The lender sold and financed airline tickets to military servicemembers and their families. The lender added an additional fee to the airline tickets sold through financing which it did not apply to tickets it sold where the borrowers paid in full at the time of purchase. Though this was a financing fee, it was not disclosed as part of the finance charges or the APR. Additionally, when prospective borrowers spoke with the company by phone about the financing, the customer service representatives often stated that the applicable interest rates were lower than they actually were, and also did not disclose the APR. The CFPB found that these actions violated the TILA, its implementing Regulation Z, the CFPA, and—with respect to the information provided by phone—the Telemarketing Sales Rule.

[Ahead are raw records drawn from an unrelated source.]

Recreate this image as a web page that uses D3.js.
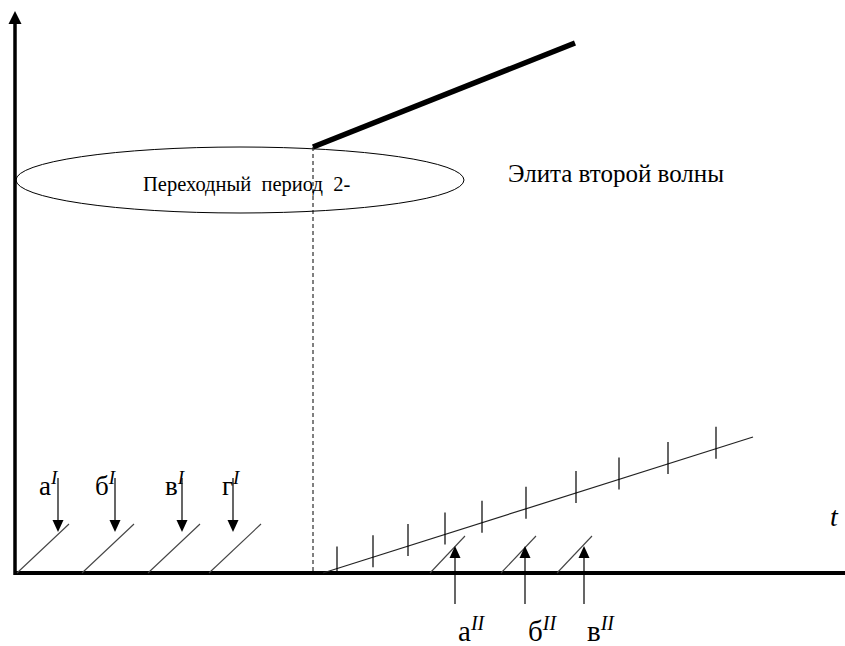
<!DOCTYPE html>
<html>
<head>
<meta charset="utf-8">
<script src="https://cdn.jsdelivr.net/npm/d3@7/dist/d3.min.js"></script>
<style>
  html, body { margin: 0; padding: 0; background: #fff; }
  svg { display: block; }
  text { font-family: "Liberation Serif", "Times New Roman", serif; fill: #000; }
</style>
</head>
<body>
<svg id="chart" width="845" height="646"></svg>
<script>
// ---- data (diagram units: t along the time axis, v upward) ----
const axisExtent = { tMax: 830, vMax: 562 };
const transitionT = 298;                       // start of the second wave
const eliteLine = [ { t: 298, v: 426 }, { t: 560, v: 530 } ];
const ellipseShape = { t: 225, v: 393, rt: 224, rv: 33 };
const ellipseLabel = "Переходный  период  2-";
const eliteLabel = "Элита второй волны";
const timeLabel = "t";

const firstWaveLabels = ["а", "б", "в", "г"];
const firstWaveLabelSup = "I";
const firstWaveStarts = [2, 67, 133, 194];     // diagonal start along t
const firstWaveArrows = [43, 100, 167, 218];   // arrow positions along t
const firstWaveLabelT = [24, 80, 150, 207];

const rampLine = [ { t: 308, v: 0 }, { t: 738, v: 136 } ];
const rampTicks = [322, 358, 393, 430, 467, 511, 561, 604, 653, 701];

const secondWaveLabels = ["а", "б", "в"];
const secondWaveLabelSup = "II";
const secondWaveStarts = [415, 486, 542];
const secondWaveArrows = [440, 510, 569];
const secondWaveLabelT = [443, 513, 572];

// ---- scales ----
const x = d3.scaleLinear().domain([0, 830]).range([15, 845]);
const y = d3.scaleLinear().domain([0, 560]).range([573, 13]);
const svg = d3.select("#chart");

// ---- axes ----
svg.append("line")
  .attr("x1", x(0)).attr("y1", y(0))
  .attr("x2", x(axisExtent.tMax)).attr("y2", y(0))
  .attr("stroke", "#000").attr("stroke-width", 4);
svg.append("line")
  .attr("x1", x(0)).attr("y1", y(0) + 2)
  .attr("x2", x(0)).attr("y2", y(axisExtent.vMax) + 4)
  .attr("stroke", "#000").attr("stroke-width", 3.5);
{
  const tipY = y(axisExtent.vMax), cx = x(0);
  svg.append("path")
    .attr("d", `M${cx},${tipY} L${cx - 6.5},${tipY + 13} L${cx + 6.5},${tipY + 13} Z`)
    .attr("fill", "#000");
}

// ---- ellipse ----
svg.append("ellipse")
  .attr("cx", x(ellipseShape.t)).attr("cy", y(ellipseShape.v))
  .attr("rx", x(ellipseShape.rt) - x(0)).attr("ry", y(0) - y(ellipseShape.rv))
  .attr("fill", "none").attr("stroke", "#000").attr("stroke-width", 1);

svg.append("text")
  .attr("x", x(128)).attr("y", y(382))
  .attr("font-size", 20.5)
  .style("white-space", "pre")
  .text(ellipseLabel);

// ---- dashed transition line ----
svg.append("line")
  .attr("x1", x(transitionT)).attr("y1", y(eliteLine[0].v))
  .attr("x2", x(transitionT)).attr("y2", y(0))
  .attr("stroke", "#000").attr("stroke-width", 1)
  .attr("stroke-dasharray", "4,3");

// ---- elite line ----
svg.append("path")
  .attr("d", d3.line().x(d => x(d.t)).y(d => y(d.v))(eliteLine))
  .attr("stroke", "#000").attr("stroke-width", 5.5).attr("fill", "none");

svg.append("text")
  .attr("x", x(493)).attr("y", y(391))
  .attr("font-size", 25)
  .text(eliteLabel);

// ---- time label ----
svg.append("text")
  .attr("x", x(815)).attr("y", y(47))
  .attr("font-size", 28).attr("font-style", "italic")
  .text(timeLabel);

// ---- first wave ----
const grey = "#444";
firstWaveStarts.forEach(s => {
  svg.append("line")
    .attr("x1", x(s)).attr("y1", y(0))
    .attr("x2", x(s + 52)).attr("y2", y(49))
    .attr("stroke", grey).attr("stroke-width", 1.1);
});
firstWaveArrows.forEach(a => {
  const top = y(95), tip = y(41), cx = x(a);
  svg.append("line")
    .attr("x1", cx).attr("y1", top).attr("x2", cx).attr("y2", tip - 10)
    .attr("stroke", "#000").attr("stroke-width", 1.2);
  svg.append("path")
    .attr("d", `M${cx},${tip} L${cx - 5.5},${tip - 12} L${cx + 5.5},${tip - 12} Z`)
    .attr("fill", "#000");
});
firstWaveLabels.forEach((lab, i) => {
  const tx = svg.append("text")
    .attr("x", x(firstWaveLabelT[i])).attr("y", y(78))
    .attr("font-size", 27);
  tx.append("tspan").text(lab);
  tx.append("tspan").attr("dy", -11).attr("font-size", 19)
    .attr("font-style", "italic").text(firstWaveLabelSup);
});

// ---- second wave ramp ----
svg.append("path")
  .attr("d", d3.line().x(d => x(d.t)).y(d => y(d.v))(rampLine))
  .attr("stroke", "#222").attr("stroke-width", 1.2).attr("fill", "none");
const rampV = d3.scaleLinear().domain([rampLine[0].t, rampLine[1].t]).range([rampLine[0].v, rampLine[1].v]);
rampTicks.forEach(t => {
  const v = rampV(t);
  svg.append("line")
    .attr("x1", x(t)).attr("y1", y(v + 22))
    .attr("x2", x(t)).attr("y2", Math.min(y(v - 10), y(0)))
    .attr("stroke", "#000").attr("stroke-width", 1.2);
});

secondWaveStarts.forEach(s => {
  svg.append("line")
    .attr("x1", x(s)).attr("y1", y(0))
    .attr("x2", x(s + 35)).attr("y2", y(37))
    .attr("stroke", grey).attr("stroke-width", 1.1);
});
secondWaveArrows.forEach(a => {
  const bottom = y(-31), tip = y(27), cx = x(a);
  svg.append("line")
    .attr("x1", cx).attr("y1", bottom).attr("x2", cx).attr("y2", tip + 10)
    .attr("stroke", "#000").attr("stroke-width", 1.2);
  svg.append("path")
    .attr("d", `M${cx},${tip} L${cx - 5.5},${tip + 12} L${cx + 5.5},${tip + 12} Z`)
    .attr("fill", "#000");
});
secondWaveLabels.forEach((lab, i) => {
  const tx = svg.append("text")
    .attr("x", x(secondWaveLabelT[i])).attr("y", y(-68))
    .attr("font-size", 29);
  tx.append("tspan").text(lab);
  tx.append("tspan").attr("dy", -11).attr("font-size", 20)
    .attr("font-style", "italic").text(secondWaveLabelSup);
});
</script>
</body>
</html>
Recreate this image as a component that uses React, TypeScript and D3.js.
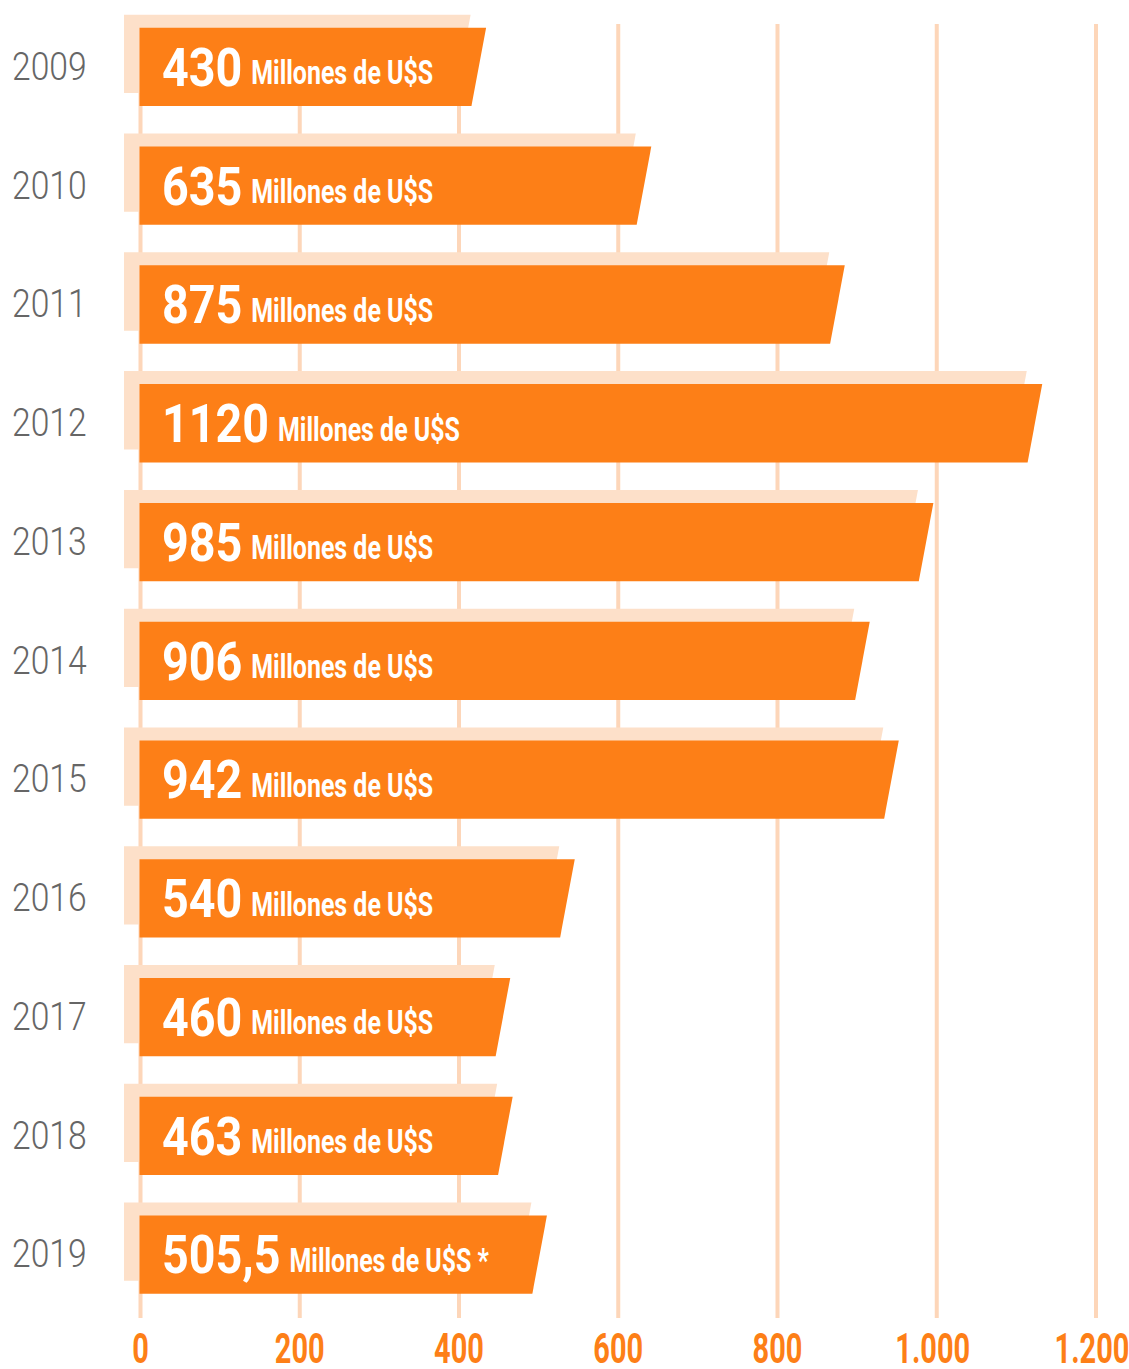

The lender’s Consent Order covered both the company and its individual owner, and they were jointly required to pay approximately $3.47 million in equitable monetary relief and damages, but were given a nominal civil monetary penalty of only $1. Additionally, the lender and the individual owner are subject to various recordkeeping, reporting, and compliance monitoring requirements, and must seek certain approvals from the CFPB if they resume operations.
For the Consent Order with the servicer, the CFPB found that borrowers could obtain an optional debt cancellation plan which provided that the debt would be forgiven if the borrower became permanently disabled. The plan required payment of an additional fee with the borrower’s monthly loan payments, and the fee was supposed to decline over the life of the loan as the principal balance decreased. In fact, the servicer did not reduce the fee as the loan was paid off, thus overcharging borrowers. The CFPB found that the servicer engaged in deceptive acts and practices in violation of the CFPA in connection with the fees for the debt cancellation plan. Additionally, the CFPB found that the servicer did not establish and implement reasonable written policies and procedures regarding the accuracy and integrity of the information it provided to credit reporting agencies about the borrowers in violation of the FCRA.
The servicer was required to pay redress to borrowers of approximately $54,600, and a civil money penalty of $25,000 to the CFPB. Additionally, the servicer is subject to various recordkeeping, reporting, and compliance monitoring requirements.